Accepting EU ways brings down Conservative leaders
Yesterday Mrs May received plenty of friendly Conservative advice to be firmer in her negotiations with the EU. Conservative leaders who love the EU more than their party have in the past lost their jobs. John Major, David Cameron and to some extent Edward Heath all lost their jobs by being too enthusiastic about the EEC/EU. The overwhelming majority of Conservative members today expect their Leader to stand up to the EU and to get on with leaving the EU as we have agreed to do. Mrs May seems to understand where her party is and acknowledges that we want to take back control of our money, our borders and our laws. She has made a clear red line over a border in the Irish Sea, but needs to dig in behind other red lines as well. She is in danger of being dragged into potential concessions that compromise such a result.

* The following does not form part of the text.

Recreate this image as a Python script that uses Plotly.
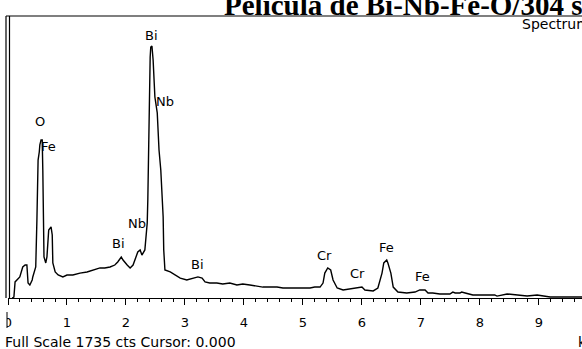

John Major is the best example of a leader whose complete tenure of office as PM was dominated by a bad policy decision which came from the EU. The UK’s membership of the European Exchange Rate Mechanism which he had championed with his friends at the CBI did substantial economic damage. It first led to an inflationary credit expansion, then led to a sharp monetary contraction, a big fall in the pound and penal rates of interest which brought on a predictable and damaging recession. It did not just cost John Major his job, but meant the Conservative party was out of office for 13 years and failed to win a majority in the Commons for 18 years. The CBI leadership sought to ignore the damage their recommended policy did to many businesses.
David Cameron too lost his job directly be being too pro EU. He failed to negotiate firmly with them. He then wrongly decided to recommend a so called deal which amounted to very little, only to discover the UK voters wanted to take a much firmer line with an EU that had treated him badly. He rightly saw that his position was untenable when he lost a referendum on the issue of continued membership on his renegotiated terms, having been fully behind staying in. He too trusted the CBI advice, and saw similar advice coupled to wildly inaccurate short term forecasts from the Bank and Treasury look absurd in the year after the vote.
Edward Heath took the Conservatives down to defeat in a General Election mainly owing to the economic problems of the time, part national and part more global. The fact that the UK had just joined the EEC was however a contributory factor to his demise. There was no improvement in output, incomes and living standards when we joined in the way Mr Heath had promised, and many UK manufacturing businesses were hit badly by the tariff free competition EEC membership unleashed in steel, cars, ships and others. Mr Heath had also upset a significant minority in his party, lost friends over the EEC, and diverted enormous amounts of government time and attention to putting us under EEC rules and taxes to try to conform. He did not see the economic disaster coming and when it hit he had few political friends left.